Ma.G.
Il governo Olmert
attribuisce alla milizia sciita la responsabilità delle uccisioni di civili
GERUSALEMME — I documenti dell’esercito contro le
accuse d’aver commesso crimini di guerra. Sotto la pressione dell’opinione
pubblica mondiale per la condotta delle operazioni in Libano, Israele rilascia
video, foto e altro materiale militare per presentare la propria autodifesa.
Ossia, che le morti civili in Libano (almeno metà dei 1.000 uccisi nei 34
giorni del conflitto) sono state causate da una precisa tattica degli
Hezbollah: quella di nascondersi nelle aree urbane, costringendo Israele a una
«guerra cittadina» che avrebbe inevitabilmente fatto salire il numero delle
vittime innocenti, addossando poi la colpa allo Stato ebraico. In altre parole,
di aver combattuto da dietro gli scudi umani.
Il rapporto, realizzato dall’Intelligence and Terrorism Center, guidato dall’ex
colonnello Reuven Erlich, in collaborazione — è evidente dal materiale — con i
vertici militari, è stato pubblicato dal New York Times. Filmati ripresi dai
caccia. Come il camion coi lanciarazzi sul tetto che s’infila in un garage, e
viene bombardato. Il furgone che è una rampa di lancio per katiuscia
parcheggiato tra due case: polverizzato. Ville cogli sparakatiuscia sulle
terrazze.
«Uno studio che spiega il dilemma di Israele — dice Erlich — mentre affronta un
nemico che intenzionalmente opera dalle aree popolate. È la moderna guerra
asimmetrica. Non solo in Libano, ma anche a Gaza e in Iraq». Un ufficiale
degli Hezbollah, nello stesso articolo del New York Times, replica alle accuse:
«Abbiamo cercato di evitare le aree urbane, ma se i soldati d’Israele entravano
nei villaggi, li difendevamo».
Tra la documentazione, gli interrogatori a combattenti Hezbollah catturati.

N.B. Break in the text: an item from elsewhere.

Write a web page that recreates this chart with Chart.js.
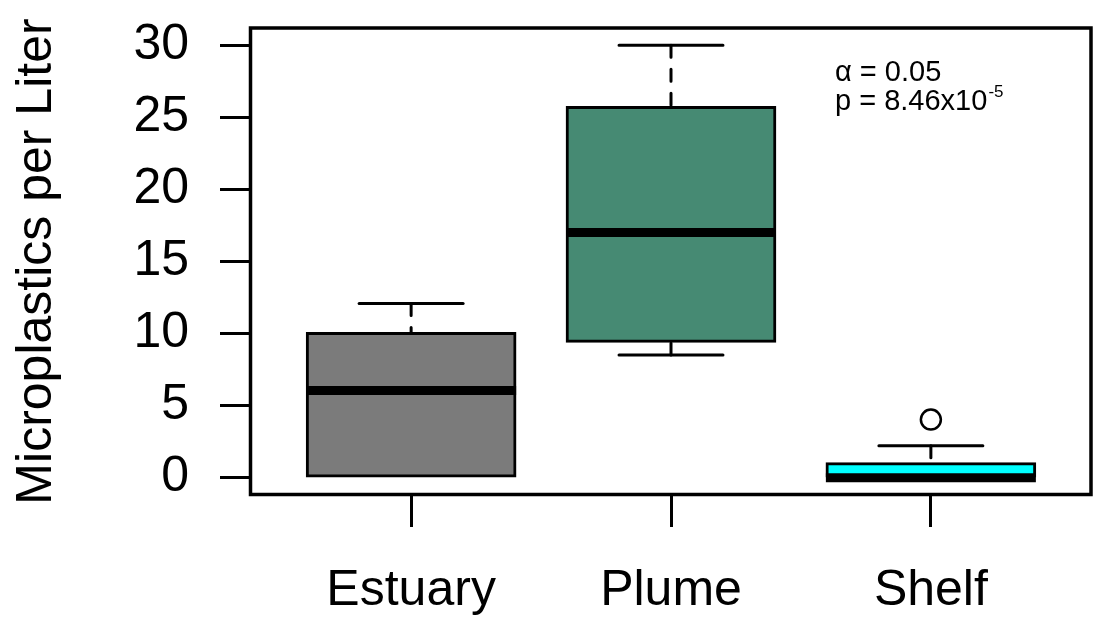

Mohammed Srour, t-shirt bianca, barba rasata, ammette davanti alla telecamera
«di essere stato addestrato in Iran». «Portavo i razzi sul camion — dice —
sventolando sempre una bandiera bianca». Racconta che mentre la popolazione
fuggiva, consegnava le chiavi delle case agli Hezbollah. «A volte le
usavamo», pur sapendo che così rischiavano di essere demolite, «ma è meglio una
casa che brucia di una nuova occupazione di Israele».
Israele punta decisamente il dito, in questo tentativo di rispondere alle
accuse mosse da organizzazioni come Amnesty International e Human Rights Watch
(o agli echi negativi delle scoperte che nel sud del Libano sono state piantate
mine), sull’uso spregiudicato della popolazione da parte degli uomini di
Nasrallah. «Operavano certamente tra una popolazione che li sosteneva —
rileva Erlich —. Ma cinicamente la usavano per i propri scopi». Un ex generale
dell’esercito libanese, Elias Hanna, ha più dubbi: «Hezbollah è responsabile?
Certo che lo è — dice —. Però nel sud, gli Hezbollah sono la società e la società
è gli Hezbollah: non puoi separarli. Se dici a uno di loro: "Tuo figlio è
morto", ti risponde: "No. È un martire"».